Tuesday, May 11, 2010

Kirov and Richard II

Please forgive me for discussing the early Soviet era with little or no reference to the dean of Stalinist History, Robert Conquest. Conquest helped to document the Great Terror and Collectivism and indeed almost every dark facet of Soviet authoritarianism. His books include Power and Policy in the USSR, Common Sense About Russia, Courage of Genius: The Pasternak Affair, Russia After Khrushchev, The Great Terror, the Nation Killers, Where Marx Went Wrong, V.I. Lenin, Kolyma: The Arctic Death Camps, Present Danger: Towards a Foreign Policy, We and They: Civic and Despotic Cultures, What to Do When the Russians Come, Inside Stalin's Secret Police, and the Harvest of Sorrow.

Conquest was one of the most honorable Cold Warriors ever to have put pen to paper in the service of history. His short book, Stalin and the Kirov Murder, is my first foray into the Conquest's work, although almost all other historians of the era refer to Conquests many discoveries. The work helps to illuminate the importance of Kirov's assassination in Stalin's evolving plan to terrorize ever widening circles of Russian citizens.

The book, written in 1989, is helpful in terms of explaining Stalin's rise to absolute power. But it's also useful in terms of explaining how the decline and fall of communism began to influence the historiography of the era. For Conquest is careful to document the limits to what we previously knew about the Kirov assassination. We learned what we knew from defectors, emigrants, propaganda, or, eventually, Khrushchev's Secret Speech and memoir. By 1989, Soviet artists and some academics began to leak accusations against Stalin. In the end, the book assumes that even Glasnost will not produce all of the details about the Kirov Affair.

On the other hand, Conquest assumes that the basic outline of the story are clear enough: whether or not we find the conclusive proof of Stalin's personal responsibility for the murder, that responsibility appears highly probable. Stalin saw Kirov as an obstacle to his unlimited authority; Stalin benefited from his demise; no other actor benefited from Kirov's fall or had the opportunity to remove his NKVD guard at a critical moment in time; Stalin behaved as if he feared any sort of honest investigation into the incident.

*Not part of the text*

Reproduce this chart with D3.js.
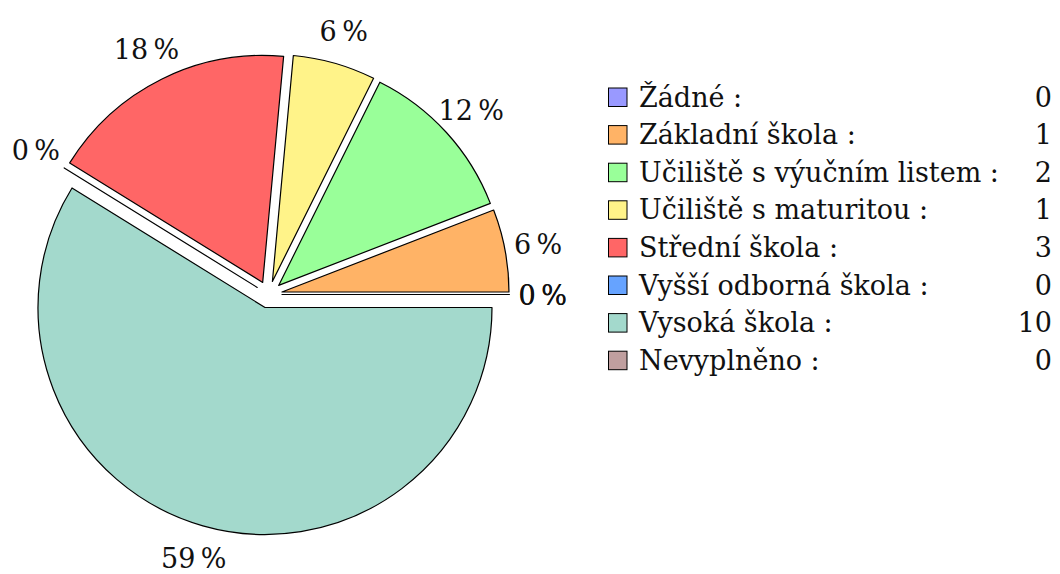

Eventually, Stalin used the murder to kills his old opponents, especially the remnants of the Zinoviev Opposition, the Trotskyites, and Bukharin and the Right Opposition. Indeed, Stalin went further and soon annihilated Kirov's allies, while publicly canonizing the man. Conquest believes that the murder of Kirov opened the door to the Great Terror that consumed millions of Soviet lives. Rather romantically, he also assumes that the murder reveals a special brand of Stalin's villainous personality. While observers might claim that Stalin destroyed his enemies for reasons of state, the murder of his former friend and political ally, was cynical and hypocritical (to say nothing of being anti-socialist) as well as ruthless. The story of the Kirov murder had a complicated history in Russia.

After Stalin's death, official history soon had nothing whatsoever to say about the matter. Clearly, claims that Stalin was killed by Zinoviev or Bukharin or Trotsky or even Kirov's political allies made no sense at all and had no evidence (save for the ridiculous testimony of the Show Trials) to support them. But Stalin, preserver of the nation during World War II, was too important a historical figure to tarnish with this kind of Shakespearean evil. Who would kill his friend and rush off the next day to carry the coffin? Who would kill his colleague and then blame that murder on his colleague's own friends?